Who knew?? I didn’t!
Sadly this experiment was not a success. Forage and fodder are not available on the ice and even a small pony requires a substantial amount of feed.
Here’s one good article:
http://www.lrgaf.org/polar-ponies.htm
There was quite a debate over ponies vs. dogs for this trek. Amundsen used dogs. He started with 50+ and came back with 11. This was planned; he intended to eat the weaker dogs as food for both men and other dogs. There was criticism of him at the time for this practice.
The British found this distasteful but were ready to eat the ponies. Different strokes, I guess.
Amundsen succeeded; Scott made it to the pole but not back home.
G.
I don’t think that expedition went far.
Not sure why they thought bringing herbivores into a plantless environment.
[QUOTE=Guilherme;7780173]
Sadly this experiment was not a success. Forage and fodder are not available on the ice and even a small pony requires a substantial amount of feed.
Here’s one good article:
http://www.lrgaf.org/polar-ponies.htm
There was quite a debate over ponies vs. dogs for this trek. Amundsen used dogs. He started with 50+ and came back with 11. This was planned; he intended to eat the weaker dogs as food for both men and other dogs. There was criticism of him at the time for this practice.
The British found this distasteful but were ready to eat the ponies. Different strokes, I guess.
Amundsen succeeded; Scott made it to the pole but not back home.
G.[/QUOTE]
If that is the story I remember, they decided on ponies because it was more meat on the hoof than dogs.
They intended to eat them, just as the romans did when they went on their conquests, taking live animals along to supplement what they found to eat along the way.
The ponies didn’t get far. It was of course a very daft idea to bring ponies, which not only couldn’t graze, but they would posthole in the snow. The decision to bring them was not so much based on rational ideas like ponies had more meat, but the prejudices of Scott and his backers, the guys in charge of the Royal Geographical Society, and their opinions of British superiority in everything. Scott would not have thought that another culture, Norwegians, Inuits, anyone, had a more efficacious method of doing things like Arctic travel than the plucky Brits. More importantly, the British expedition had never figured out how to handle or work with the dogs. Typical of Scott, instead of finding people who were dog experts (like Amundsen did) and learning from them, he just assumed that dogs weren’t very good and would not work.

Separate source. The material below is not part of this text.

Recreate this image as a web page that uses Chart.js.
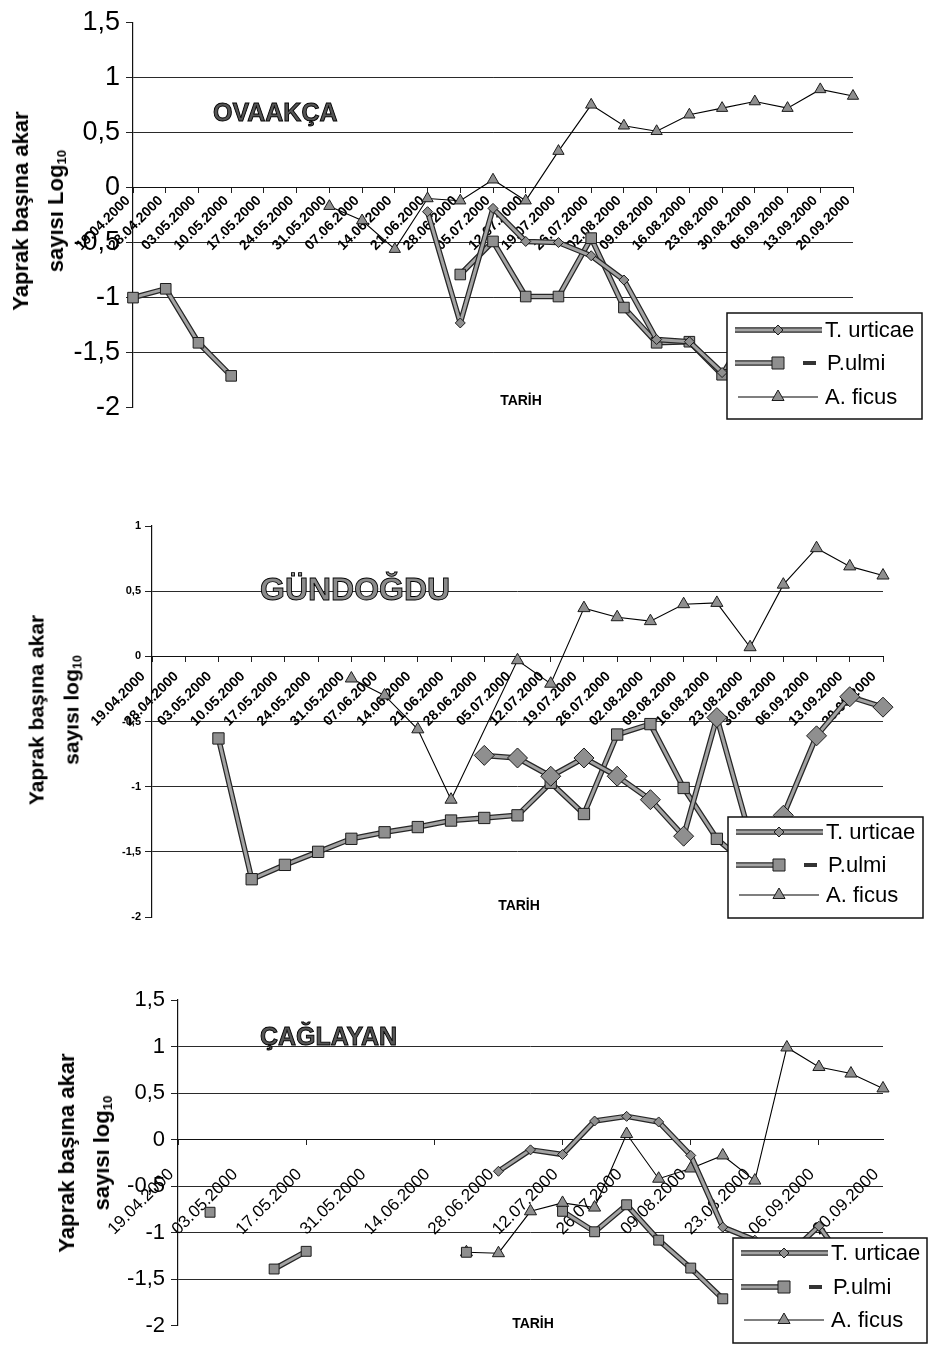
<!doctype html>
<html><head><meta charset="utf-8"><title>Akar yoğunluğu</title>
<script src="https://cdn.jsdelivr.net/npm/chart.js"></script>
<style>
  body { margin: 0; width: 934px; height: 1345px; position: relative; background: #fff; overflow: hidden;
         font-family: "Liberation Sans", Arial, sans-serif; color: #000; }
  canvas { position: absolute; left: 0; }
  .t { position: absolute; white-space: nowrap; line-height: 1; font-weight: bold; }
  .site { color: #555; -webkit-text-stroke: 0.9px #000; }
  .tarih { font-size: 14px; transform: translateX(-50%); }
  .ytitle { position: absolute; white-space: nowrap; text-align: center; font-weight: bold;
            line-height: 35px; transform: translate(-50%, -50%) rotate(-90deg); }
  .ytitle sub { font-size: 60%; vertical-align: -3px; }
</style>
</head><body>
<canvas id="c1" width="934" height="430" style="top:0"></canvas>
<canvas id="c2" width="934" height="430" style="top:500px"></canvas>
<canvas id="c3" width="934" height="370" style="top:975px"></canvas>

<div class="t site" style="left:213px; top:100px; font-size:25px">OVAAKÇA</div>
<div class="ytitle" style="left:41px; top:211px; font-size:22px">Yaprak başına akar<br>sayısı Log<sub>10</sub></div>
<div class="t tarih" style="left:521px; top:393px">TARİH</div>

<div class="t site" style="left:260px; top:573px; font-size:32px; color:#8a8a8a">GÜNDOĞDU</div>
<div class="ytitle" style="left:57px; top:710px; font-size:21px">Yaprak başına akar<br>sayısı log<sub>10</sub></div>
<div class="t tarih" style="left:519px; top:898px">TARİH</div>

<div class="t site" style="left:260px; top:1024px; font-size:25px">ÇAĞLAYAN</div>
<div class="ytitle" style="left:87px; top:1153px; font-size:22px">Yaprak başına akar<br>sayısı log<sub>10</sub></div>
<div class="t tarih" style="left:533px; top:1316px">TARİH</div>

<script>
// sampling dates (shared by the three sites)
const DATES = ['19.04.2000', '28.04.2000', '03.05.2000', '10.05.2000', '17.05.2000', '24.05.2000',
  '31.05.2000', '07.06.2000', '14.06.2000', '21.06.2000', '28.06.2000', '05.07.2000', '12.07.2000',
  '19.07.2000', '26.07.2000', '02.08.2000', '09.08.2000', '16.08.2000', '23.08.2000', '30.08.2000',
  '06.09.2000', '13.09.2000', '20.09.2000'];
const SPECIES = ['T. urticae', 'P.ulmi', 'A. ficus'];
const _ = null;

// OVAAKÇA (log10 mites per leaf)
const OVA_TU = [_, _, _, _, _, _, _, _, _, -0.22, -1.23, -0.19, -0.49, -0.5, -0.62, -0.84, -1.38, -1.4, -1.68, _, _, _, _];
const OVA_PU = [-1.0, -0.92, -1.41, -1.71, _, _, _, _, _, _, -0.79, -0.49, -0.99, -0.99, -0.46, -1.09, -1.41, -1.4, -1.7, -1.22, -1.22, -1.37, -1.37];
const OVA_AF = [_, _, _, _, _, _, -0.17, -0.3, -0.56, -0.1, -0.12, 0.07, -0.12, 0.33, 0.75, 0.56, 0.51, 0.66, 0.72, 0.78, 0.72, 0.89, 0.83];

// GÜNDOĞDU
const GUN_TU = [_, _, _, _, _, _, _, _, _, _, -0.76, -0.78, -0.92, -0.78, -0.92, -1.1, -1.38, -0.47, -1.38, -1.22, -0.61, -0.31, -0.39];
const GUN_PU = [_, _, -0.63, -1.71, -1.6, -1.5, -1.4, -1.35, -1.31, -1.26, -1.24, -1.22, -0.97, -1.21, -0.6, -0.52, -1.01, -1.4, -1.62, -1.42, -1.4, -1.4, _];
const GUN_AF = [_, _, _, _, _, _, -0.17, -0.3, -0.56, -1.1, _, -0.03, -0.21, 0.37, 0.3, 0.27, 0.4, 0.41, 0.07, 0.55, 0.83, 0.69, 0.62];

// ÇAĞLAYAN
const CAG_TU = [_, _, _, _, _, _, _, _, _, _, -0.34, -0.11, -0.16, 0.2, 0.25, 0.19, -0.17, -0.94, -1.08, -1.25, -0.93, -1.4, _];
const CAG_PU = [_, -0.78, _, -1.39, -1.2, _, _, _, _, -1.21, _, _, -0.77, -0.99, -0.7, -1.08, -1.38, -1.71, _, _, _, _, _];
const CAG_AF = [_, _, _, _, _, _, _, _, _, -1.21, -1.22, -0.77, -0.68, -0.73, 0.06, -0.42, -0.31, -0.17, -0.44, 0.99, 0.78, 0.71, 0.55];

Chart.defaults.font.family = '"Liberation Sans", Arial, sans-serif';
Chart.defaults.color = '#000';

const FILL = '#8f8f8f', DARK = '#1c1c1c';

// dark outline under the thick grey lines (scan look)
const edgePlugin = {
  id: 'edge',
  beforeDatasetDraw(chart, args) {
    const ds = chart.data.datasets[args.index];
    if (!ds.edgeColor) return;
    const ctx = chart.ctx, a = chart.chartArea;
    ctx.save();
    ctx.beginPath(); ctx.rect(a.left, a.top - 4, a.width, a.height + 8); ctx.clip();
    ctx.beginPath();
    let pen = false;
    args.meta.data.forEach(p => {
      if (p.skip) { pen = false; return; }
      if (pen) ctx.lineTo(p.x, p.y); else ctx.moveTo(p.x, p.y);
      pen = true;
    });
    ctx.lineWidth = ds.borderWidth + 2.5;
    ctx.strokeStyle = ds.edgeColor;
    ctx.lineJoin = 'round';
    ctx.stroke();
    ctx.restore();
  }
};

function marker(ctx, style, r, x, y) {
  ctx.beginPath();
  if (style === 'rect') {
    const s = r * Math.SQRT1_2;
    ctx.rect(x - s, y - s, 2 * s, 2 * s);
  } else if (style === 'rectRot') {
    ctx.moveTo(x - r, y); ctx.lineTo(x, y - r); ctx.lineTo(x + r, y); ctx.lineTo(x, y + r); ctx.closePath();
  } else {
    const h = r * 1.5, w = r * 1.73;
    ctx.moveTo(x, y - r); ctx.lineTo(x + w / 2, y + h - r); ctx.lineTo(x - w / 2, y + h - r); ctx.closePath();
  }
  ctx.fillStyle = FILL; ctx.fill();
  ctx.strokeStyle = DARK; ctx.lineWidth = 1; ctx.stroke();
}

// boxed legend drawn over the plot, as in the original
const boxLegend = {
  id: 'boxLegend',
  afterDraw(chart, args, o) {
    const ctx = chart.ctx, b = o.box;
    ctx.save();
    ctx.fillStyle = '#fff'; ctx.fillRect(b.x, b.y, b.w, b.h);
    ctx.strokeStyle = '#111'; ctx.lineWidth = 1.5; ctx.strokeRect(b.x, b.y, b.w, b.h);
    chart.data.datasets.forEach((ds, i) => {
      const y = b.y + o.rows[i];
      const x0 = b.x + (i === 2 ? 11 : 8);
      const x1 = b.x + (i === 1 ? 56 : (i === 2 ? 91 : 95));
      const seg = (w, c) => { ctx.beginPath(); ctx.moveTo(x0, y); ctx.lineTo(x1, y); ctx.lineWidth = w; ctx.strokeStyle = c; ctx.stroke(); };
      if (ds.edgeColor) seg(ds.borderWidth + 2.5, ds.edgeColor);
      seg(ds.borderWidth, ds.borderColor);
      marker(ctx, ds.pointStyle, o.radii[i], b.x + 51, y);
      if (i === 1) { ctx.fillStyle = '#333'; ctx.fillRect(b.x + 76, y - 2, 13, 4); }
      ctx.fillStyle = '#000';
      ctx.font = '22px "Liberation Sans", Arial, sans-serif';
      ctx.textBaseline = 'middle';
      ctx.fillText(ds.label, b.x + (i === 1 ? 100 : 98), y + 1);
    });
    ctx.restore();
  }
};

function makeChart(id, s) {
  const thick = (label, data, style, r) => ({
    label, data, pointStyle: style, pointRadius: r, borderColor: '#a3a3a3', edgeColor: '#262626',
    borderWidth: 3, pointBackgroundColor: FILL, pointBorderColor: DARK, pointBorderWidth: 1, tension: 0
  });
  const datasets = [
    thick(SPECIES[0], s.tu, 'rectRot', s.r[0]),
    thick(SPECIES[1], s.pu, 'rect', s.r[1]),
    { label: SPECIES[2], data: s.af, pointStyle: 'triangle', pointRadius: s.r[2], borderColor: '#000',
      borderWidth: 1.1, pointBackgroundColor: FILL, pointBorderColor: DARK, pointBorderWidth: 1,
      tension: 0, spanGaps: true }
  ];
  const H = document.getElementById(id).height;
  const a = s.area;
  new Chart(document.getElementById(id), {
    type: 'line',
    data: { labels: DATES, datasets },
    plugins: [edgePlugin, boxLegend],
    options: {
      responsive: false, animation: false, events: [],
      layout: { padding: { left: 0, top: a.top, right: 934 - a.right, bottom: H - a.bottom - s.xBox } },
      plugins: { legend: { display: false }, tooltip: { enabled: false },
                 boxLegend: { box: s.legend, rows: s.rows, radii: s.lr } },
      scales: {
        x: {
          position: { y: 0 }, offset: false,
          afterFit: sc => { sc.height = s.xBox; },
          ticks: { autoSkip: false, minRotation: 45, maxRotation: 45, color: '#000',
                   font: s.xFont, padding: s.xPad, labelOffset: s.xShift,
                   callback: (v, i) => (i % s.every ? null : DATES[i]) },
          grid: { drawOnChartArea: false, tickLength: 5, lineWidth: 1,
                  tickColor: c => (c.index % s.every ? 'rgba(0,0,0,0)' : '#222') },
          border: { color: '#111', width: 1 }
        },
        y: {
          min: s.yMin, max: s.yMax,
          afterFit: sc => { sc.width = a.left; },
          ticks: { stepSize: 0.5, color: '#000', font: s.yFont, padding: s.yPad,
                   callback: v => String(v).replace('.', ',') },
          grid: { tickLength: 7, lineWidth: 1, tickColor: '#222',
                  color: c => (c.tick && (c.tick.value === s.yMax || c.tick.value === s.yMin) ? 'rgba(0,0,0,0)' : '#2a2a2a') },
          border: { color: '#111', width: 1.2 }
        }
      }
    }
  });
}

makeChart('c1', {
  tu: OVA_TU, pu: OVA_PU, af: OVA_AF, r: [5, 7.5, 6.5],
  area: { left: 133, top: 18, right: 853, bottom: 373 }, xBox: 45,
  yMin: -2, yMax: 1.5, yFont: { size: 27 }, yPad: 6,
  xFont: { size: 14, weight: 'bold' }, xPad: 0, xShift: -5, every: 1,
  legend: { x: 727, y: 313, w: 195, h: 106 }, rows: [17, 50, 84], lr: [5, 8.5, 7]
});
makeChart('c2', {
  tu: GUN_TU, pu: GUN_PU, af: GUN_AF, r: [10, 8, 7],
  area: { left: 152, top: 26, right: 883, bottom: 387 }, xBox: 30,
  yMin: -2, yMax: 1, yFont: { size: 11, weight: 'bold' }, yPad: 4,
  xFont: { size: 14, weight: 'bold' }, xPad: 7, xShift: -9, every: 1,
  legend: { x: 728, y: 317, w: 195, h: 101 }, rows: [15, 48, 78], lr: [5, 8.5, 7]
});
makeChart('c3', {
  tu: CAG_TU, pu: CAG_PU, af: CAG_AF, r: [5, 7, 7],
  area: { left: 178, top: 25, right: 883, bottom: 343 }, xBox: 20,
  yMin: -2, yMax: 1.5, yFont: { size: 22 }, yPad: 6,
  xFont: { size: 17 }, xPad: 20, xShift: -7, every: 2,
  legend: { x: 733, y: 263, w: 194, h: 105 }, rows: [15, 49, 82], lr: [5, 8.5, 7]
});
</script>
</body></html>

However, in spite of numerous setbacks and SNAFUs, Scott’s expedition made it all the way to the pole, manhauling the sleds after the ponies died, so for most of the journey. It was just that they didn’t make it all the way back. Scott and the four guys who got to the pole with him all died on the return journey.
For a first hand account of Scott’s expedition, Apsley Cherry-Garrard’s “The Worst Journey in the World” cannot be beat. A cracker of a book.
I knew! …because I am almost done reading "The South Pole Ponies " by Theodore Mason.
Good read with many historical photos. Those ponies sure sounded like a handful!
From the book, it sounds like they chose ponies for their pulling powers to help drag 800 lbs sleds. And no, it did not go so well…
PS : thanks for the link to those photos Mike, they complement the book well. Some document the stables and some the bales of fodder for the ponies.
According to Cherry-Garrard and others, the guy who Scott sent to Russia to acquire the ponies knew very little about horses, and he got whatever he was sold (not much has changed in the horse business). On the expedition, Scott had brought Lawrence ‘Titus’ Oates, an army captain who knew nothing about Arctic travel, but he was evidently a consummate horseman. He was unimpressed by the quality of the ponies that had been brought from Russia – thought they were pretty crap as far as horses went. Lousy conformation, badly behaved, unsound. They had quite a few difficulties with the ponies. Even good ponies would have failed to do much in Antarctica, but they didn’t even start out with that.
Cherry-Garrard has some pretty amazing ancedotes about ponies. Including one where they had gone on the barrier over solid ice, but then the ice started breaking up and the two ponies they’d brought on that little trip had to leap from one iceberg to another while orcas encircled the bergs, waiting for a pony to fall in. One of the ponies made it. The other became lunch for the resident orca pod.
I had a book that had a very short sidebar about this expedition. I distinctly remember it saying “The last pony, Socks, fell into a crevasse”
I always thought it was an odd detail to include.
Thanks for sharing! Those were very interesting. I’ve seen the Shackleton movie and read a few books on arctic and antarctic expeditions but I had never come across any of this.